# Data excerpt
-- Begin --

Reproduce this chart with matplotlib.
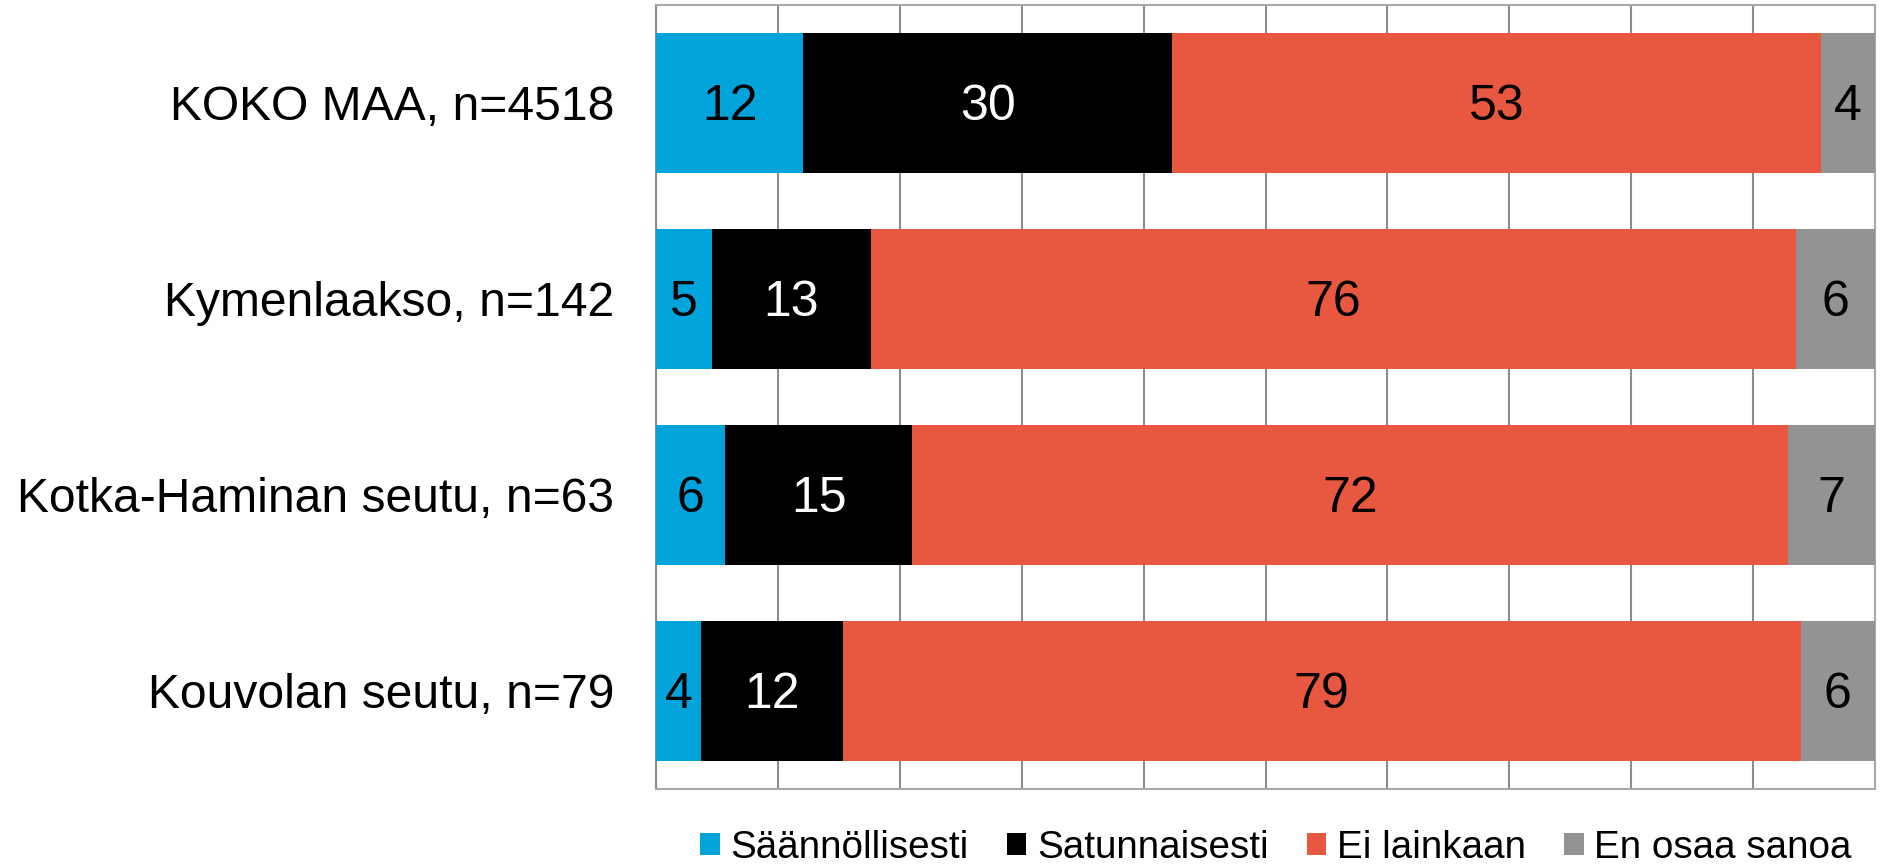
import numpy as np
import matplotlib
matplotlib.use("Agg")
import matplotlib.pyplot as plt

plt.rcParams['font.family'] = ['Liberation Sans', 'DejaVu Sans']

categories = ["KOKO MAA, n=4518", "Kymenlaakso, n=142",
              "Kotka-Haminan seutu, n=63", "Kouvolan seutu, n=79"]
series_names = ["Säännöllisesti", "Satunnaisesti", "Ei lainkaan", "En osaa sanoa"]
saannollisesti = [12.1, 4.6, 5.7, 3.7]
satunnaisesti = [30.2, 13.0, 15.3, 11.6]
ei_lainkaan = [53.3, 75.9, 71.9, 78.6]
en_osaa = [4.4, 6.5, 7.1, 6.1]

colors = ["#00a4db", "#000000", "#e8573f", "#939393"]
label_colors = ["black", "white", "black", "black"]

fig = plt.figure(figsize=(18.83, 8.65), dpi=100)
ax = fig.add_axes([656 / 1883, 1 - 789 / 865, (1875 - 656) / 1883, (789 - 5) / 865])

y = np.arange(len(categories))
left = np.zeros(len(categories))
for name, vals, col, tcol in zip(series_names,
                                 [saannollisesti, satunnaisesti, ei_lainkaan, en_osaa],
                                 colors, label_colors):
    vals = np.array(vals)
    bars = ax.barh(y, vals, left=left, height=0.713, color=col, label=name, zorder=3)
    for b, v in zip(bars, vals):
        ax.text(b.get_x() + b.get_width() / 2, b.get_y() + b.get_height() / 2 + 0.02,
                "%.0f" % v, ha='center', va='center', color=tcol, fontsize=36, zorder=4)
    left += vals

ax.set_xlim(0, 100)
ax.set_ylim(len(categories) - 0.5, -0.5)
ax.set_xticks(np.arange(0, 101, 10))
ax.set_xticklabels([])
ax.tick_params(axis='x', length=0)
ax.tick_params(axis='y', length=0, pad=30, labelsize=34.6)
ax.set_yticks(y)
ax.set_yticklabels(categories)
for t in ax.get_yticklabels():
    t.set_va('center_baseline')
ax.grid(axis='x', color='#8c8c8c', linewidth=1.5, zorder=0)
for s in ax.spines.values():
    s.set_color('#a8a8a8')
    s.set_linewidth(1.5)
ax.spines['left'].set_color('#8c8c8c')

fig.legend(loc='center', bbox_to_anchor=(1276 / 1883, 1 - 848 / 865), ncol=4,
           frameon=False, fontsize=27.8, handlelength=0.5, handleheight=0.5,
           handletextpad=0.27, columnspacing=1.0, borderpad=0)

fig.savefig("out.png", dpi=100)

-- End --

# Given exercise
Emit the lines of the material exactly, from its first line to the line containing "en_osaa = [4.4, 6.5, 7.1, 6.1]", inclusive; leave every picture out.

# Task response
Reproduce this chart with matplotlib.
import numpy as np
import matplotlib
matplotlib.use("Agg")
import matplotlib.pyplot as plt

plt.rcParams['font.family'] = ['Liberation Sans', 'DejaVu Sans']

categories = ["KOKO MAA, n=4518", "Kymenlaakso, n=142",
              "Kotka-Haminan seutu, n=63", "Kouvolan seutu, n=79"]
series_names = ["Säännöllisesti", "Satunnaisesti", "Ei lainkaan", "En osaa sanoa"]
saannollisesti = [12.1, 4.6, 5.7, 3.7]
satunnaisesti = [30.2, 13.0, 15.3, 11.6]
ei_lainkaan = [53.3, 75.9, 71.9, 78.6]
en_osaa = [4.4, 6.5, 7.1, 6.1]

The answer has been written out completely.